**PROBLEM TO SOLVE:**
Repeat the data below exactly, dropping any pictures it holds.

*** GIVEN MATERIAL

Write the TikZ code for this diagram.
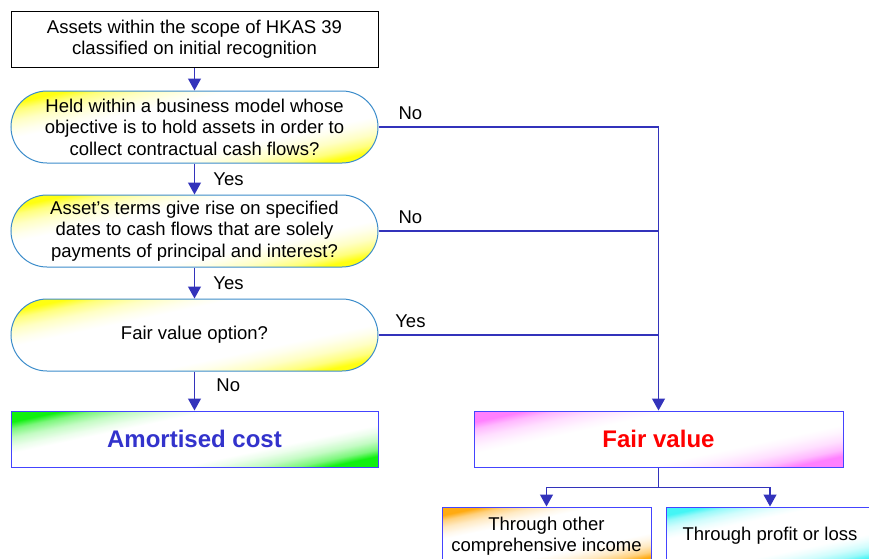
\documentclass[tikz,border=0pt]{standalone}
\usepackage{fontspec}
\setmainfont{Liberation Sans}
\usetikzlibrary{arrows.meta}
\definecolor{conncol}{HTML}{3333BB}
\definecolor{qborder}{HTML}{3C8DCB}
\definecolor{rborder}{HTML}{4444FF}
\definecolor{cY}{HTML}{FFFF11}
\definecolor{cG}{HTML}{11F011}
\definecolor{cV}{HTML}{FF80FF}
\definecolor{cO}{HTML}{FFAA11}
\definecolor{cC}{HTML}{44F5F5}
\definecolor{acblue}{HTML}{3333CC}
\newcommand\mkdiag[2]{\pgfdeclareverticalshading{#1}{100bp}{color(0bp)=(#2); color(25bp)=(#2); color(28bp)=(#2!55!white); color(32bp)=(#2!25!white); color(36bp)=(#2!8!white); color(39bp)=(white); color(61bp)=(white); color(64bp)=(#2!8!white); color(68bp)=(#2!25!white); color(72bp)=(#2!55!white); color(75bp)=(#2); color(100bp)=(#2)}}
\mkdiag{diagY}{cY}
\mkdiag{diagG}{cG}
\mkdiag{diagV}{cV}
\mkdiag{diagO}{cO}
\mkdiag{diagC}{cC}
\begin{document}
\begin{tikzpicture}[x=1pt,y=-1pt,
  txt/.style={font=\fontsize{18.5}{21.5}\selectfont, align=center},
  startbox/.style={txt, draw=black, line width=1pt, fill=white, minimum width=367pt, minimum height=56pt, inner sep=0pt},
  question/.style={txt, shade, shading=diagY, shading angle=12, draw=qborder, line width=1pt, rounded corners=36pt, minimum width=367pt, minimum height=72pt, inner sep=0pt},
  result/.style={shade, shading angle=12, draw=rborder, line width=1pt, minimum height=56pt, inner sep=0pt, font=\fontsize{24}{28}\selectfont\bfseries},
  sub/.style={txt, shade, shading angle=12, draw=rborder, line width=1pt, minimum height=58pt, inner sep=0pt},
  conn/.style={draw=conncol, line width=1.2pt},
  arr/.style={conn, -{Triangle[width=13pt,length=12pt]}},
  lbl/.style={font=\fontsize{18.5}{21.5}\selectfont, text=black}
]
\clip (0,0) rectangle (869,558);
\fill[white] (0,0) rectangle (869,558);

\node[startbox] (start) at (194.5,39) {Assets within the scope of HKAS 39\\classified on initial recognition};
\node[question] (q1) at (194.5,127) {Held within a business model whose\\objective is to hold assets in order to\\collect contractual cash flows?};
\node[question] (q2) at (194.5,231) {Asset’s terms give rise on specified\\dates to cash flows that are solely\\payments of principal and interest?};
\node[question] (q3) at (194.5,335) {Fair value option?};
\node[result, shading=diagG, minimum width=367pt, text=acblue] (ac) at (194.5,439) {Amortised cost};
\node[result, shading=diagV, minimum width=369pt, text=red] (fv) at (658.5,439) {Fair value};
\node[sub, shading=diagO, minimum width=209pt] (oci) at (546.5,536) {Through other\\comprehensive income};
\node[sub, shading=diagC, minimum width=208pt] (pl) at (770,536) {Through profit or loss};

\coordinate (j1) at (fv.north |- q1.east);
\coordinate (j2) at (fv.north |- q2.east);
\coordinate (j3) at (fv.north |- q3.east);

\draw[arr] (start) -- (q1);
\draw[arr] (q1) -- node[lbl, right=15pt]{Yes} (q2);
\draw[arr] (q2) -- node[lbl, right=15pt]{Yes} (q3);
\draw[arr] (q3) -- node[lbl, pos=0.35, right=18pt]{No} (ac);

\draw[arr] (q1.east) -- node[lbl, pos=0.114, above=3pt]{No} (j1) -- (fv.north);
\draw[conn] (q2.east) -- node[lbl, pos=0.114, above=3pt]{No} (j2);
\draw[conn] (q3.east) -- node[lbl, pos=0.114, above=3pt]{Yes} (j3);

\coordinate (split) at ([yshift=-20pt]fv.south);
\draw[conn] (fv.south) -- (split);
\draw[arr] (split) -| (oci.north);
\draw[arr] (split) -| (pl.north);
\end{tikzpicture}
\end{document}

******

**SOLVED PROBLEM:**
Write the TikZ code for this diagram.
\documentclass[tikz,border=0pt]{standalone}
\usepackage{fontspec}
\setmainfont{Liberation Sans}
\usetikzlibrary{arrows.meta}
\definecolor{conncol}{HTML}{3333BB}
\definecolor{qborder}{HTML}{3C8DCB}
\definecolor{rborder}{HTML}{4444FF}
\definecolor{cY}{HTML}{FFFF11}
\definecolor{cG}{HTML}{11F011}
\definecolor{cV}{HTML}{FF80FF}
\definecolor{cO}{HTML}{FFAA11}
\definecolor{cC}{HTML}{44F5F5}
\definecolor{acblue}{HTML}{3333CC}
\newcommand\mkdiag[2]{\pgfdeclareverticalshading{#1}{100bp}{color(0bp)=(#2); color(25bp)=(#2); color(28bp)=(#2!55!white); color(32bp)=(#2!25!white); color(36bp)=(#2!8!white); color(39bp)=(white); color(61bp)=(white); color(64bp)=(#2!8!white); color(68bp)=(#2!25!white); color(72bp)=(#2!55!white); color(75bp)=(#2); color(100bp)=(#2)}}
\mkdiag{diagY}{cY}
\mkdiag{diagG}{cG}
\mkdiag{diagV}{cV}
\mkdiag{diagO}{cO}
\mkdiag{diagC}{cC}
\begin{document}
\begin{tikzpicture}[x=1pt,y=-1pt,
  txt/.style={font=\fontsize{18.5}{21.5}\selectfont, align=center},
  startbox/.style={txt, draw=black, line width=1pt, fill=white, minimum width=367pt, minimum height=56pt, inner sep=0pt},
  question/.style={txt, shade, shading=diagY, shading angle=12, draw=qborder, line width=1pt, rounded corners=36pt, minimum width=367pt, minimum height=72pt, inner sep=0pt},
  result/.style={shade, shading angle=12, draw=rborder, line width=1pt, minimum height=56pt, inner sep=0pt, font=\fontsize{24}{28}\selectfont\bfseries},
  sub/.style={txt, shade, shading angle=12, draw=rborder, line width=1pt, minimum height=58pt, inner sep=0pt},
  conn/.style={draw=conncol, line width=1.2pt},
  arr/.style={conn, -{Triangle[width=13pt,length=12pt]}},
  lbl/.style={font=\fontsize{18.5}{21.5}\selectfont, text=black}
]
\clip (0,0) rectangle (869,558);
\fill[white] (0,0) rectangle (869,558);

\node[startbox] (start) at (194.5,39) {Assets within the scope of HKAS 39\\classified on initial recognition};
\node[question] (q1) at (194.5,127) {Held within a business model whose\\objective is to hold assets in order to\\collect contractual cash flows?};
\node[question] (q2) at (194.5,231) {Asset’s terms give rise on specified\\dates to cash flows that are solely\\payments of principal and interest?};
\node[question] (q3) at (194.5,335) {Fair value option?};
\node[result, shading=diagG, minimum width=367pt, text=acblue] (ac) at (194.5,439) {Amortised cost};
\node[result, shading=diagV, minimum width=369pt, text=red] (fv) at (658.5,439) {Fair value};
\node[sub, shading=diagO, minimum width=209pt] (oci) at (546.5,536) {Through other\\comprehensive income};
\node[sub, shading=diagC, minimum width=208pt] (pl) at (770,536) {Through profit or loss};

\coordinate (j1) at (fv.north |- q1.east);
\coordinate (j2) at (fv.north |- q2.east);
\coordinate (j3) at (fv.north |- q3.east);

\draw[arr] (start) -- (q1);
\draw[arr] (q1) -- node[lbl, right=15pt]{Yes} (q2);
\draw[arr] (q2) -- node[lbl, right=15pt]{Yes} (q3);
\draw[arr] (q3) -- node[lbl, pos=0.35, right=18pt]{No} (ac);

\draw[arr] (q1.east) -- node[lbl, pos=0.114, above=3pt]{No} (j1) -- (fv.north);
\draw[conn] (q2.east) -- node[lbl, pos=0.114, above=3pt]{No} (j2);
\draw[conn] (q3.east) -- node[lbl, pos=0.114, above=3pt]{Yes} (j3);

\coordinate (split) at ([yshift=-20pt]fv.south);
\draw[conn] (fv.south) -- (split);
\draw[arr] (split) -| (oci.north);
\draw[arr] (split) -| (pl.north);
\end{tikzpicture}
\end{document}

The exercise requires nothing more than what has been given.